──────── SOURCE DATA

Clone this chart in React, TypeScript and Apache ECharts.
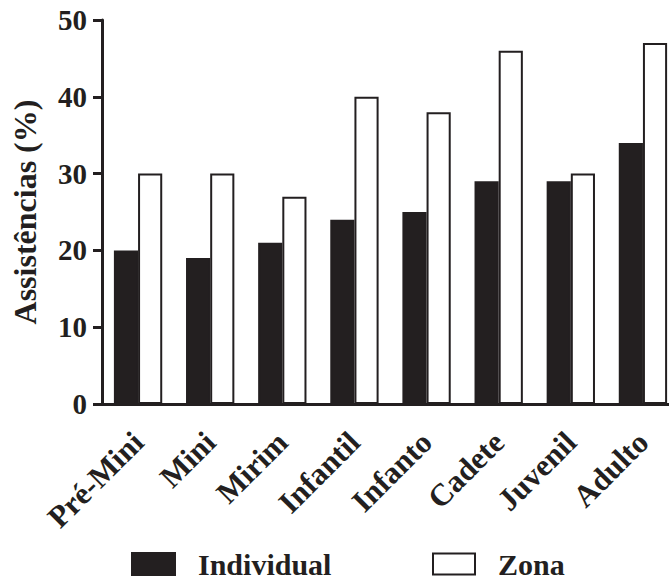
import React, { useEffect, useRef } from "react";
import * as echarts from "echarts";

const categories = ["Pré-Mini", "Mini", "Mirim", "Infantil", "Infanto", "Cadete", "Juvenil", "Adulto"];
const individual = [20, 19, 21, 24, 25, 29, 29, 34];
const zona = [30, 30, 27, 40, 38, 46, 30, 47];
const yTicks = [0, 10, 20, 30, 40, 50];

const INK = "#231f20";
const FONT = "'Liberation Serif', 'Times New Roman', serif";

export default function App() {
  const ref = useRef<HTMLDivElement>(null);
  useEffect(() => {
    if (!ref.current) return;
    const chart = echarts.init(ref.current, undefined, { renderer: "svg" });
    const legendText = {
      fontFamily: FONT,
      fontWeight: "bold",
      fontSize: 30,
      color: INK,
      padding: [0, 0, 0, 18],
    };
    chart.setOption({
      animation: false,
      backgroundColor: "#ffffff",
      grid: { left: 102, top: 20, bottom: 176, right: 1, containLabel: false, outerBoundsMode: "none" },
      legend: [
        {
          data: ["Individual"],
          left: 131,
          top: 549,
          padding: 0,
          itemWidth: 43,
          itemHeight: 22,
          icon: "rect",
          textStyle: legendText,
        },
        {
          data: ["Zona"],
          left: 432,
          top: 549,
          padding: 0,
          itemWidth: 42,
          itemHeight: 21,
          icon: "rect",
          textStyle: legendText,
        },
      ],
      xAxis: {
        type: "category",
        data: categories,
        axisLine: { lineStyle: { color: INK, width: 3 } },
        axisTick: { alignWithLabel: true, length: 9, lineStyle: { color: INK, width: 3 } },
        axisLabel: {
          rotate: 45,
          interval: 0,
          margin: 33,
          align: "right",
          verticalAlign: "middle",
          fontFamily: FONT,
          fontWeight: "bold",
          fontSize: 31,
          color: INK,
        },
      },
      yAxis: {
        type: "value",
        min: yTicks[0],
        max: yTicks[yTicks.length - 1],
        interval: 10,
        name: "Assistências (%)",
        nameLocation: "middle",
        nameGap: 61,
        nameTextStyle: { fontFamily: FONT, fontWeight: "bold", fontSize: 32, color: INK },
        splitLine: { show: false },
        axisLine: { show: true, lineStyle: { color: INK, width: 3 } },
        axisTick: { show: true, length: 9, lineStyle: { color: INK, width: 3 } },
        axisLabel: { margin: 15, fontFamily: FONT, fontWeight: "bold", fontSize: 29, color: INK },
      },
      series: [
        {
          name: "Individual",
          type: "bar",
          data: individual,
          barGap: "0%",
          barCategoryGap: "33%",
          itemStyle: { color: INK, borderColor: INK, borderWidth: 2 },
        },
        {
          name: "Zona",
          type: "bar",
          data: zona,
          itemStyle: { color: "#ffffff", borderColor: INK, borderWidth: 2 },
        },
      ],
    });
    return () => chart.dispose();
  }, []);
  return (
    <div style={{ position: "absolute", left: 0, top: 0, width: 669, height: 580, overflow: "hidden" }}>
      <div ref={ref} style={{ width: 680, height: 580 }} />
    </div>
  );
}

────────────────

◆ WHAT IS EXPECTED ◆
Begin at the first line of the material and copy each line exactly through the one containing "Serif', 'Times New". Omit pictures.

◆ SOLUTION BELOW ◆
Clone this chart in React, TypeScript and Apache ECharts.
import React, { useEffect, useRef } from "react";
import * as echarts from "echarts";

const categories = ["Pré-Mini", "Mini", "Mirim", "Infantil", "Infanto", "Cadete", "Juvenil", "Adulto"];
const individual = [20, 19, 21, 24, 25, 29, 29, 34];
const zona = [30, 30, 27, 40, 38, 46, 30, 47];
const yTicks = [0, 10, 20, 30, 40, 50];

const INK = "#231f20";
const FONT = "'Liberation Serif', 'Times New Roman', serif";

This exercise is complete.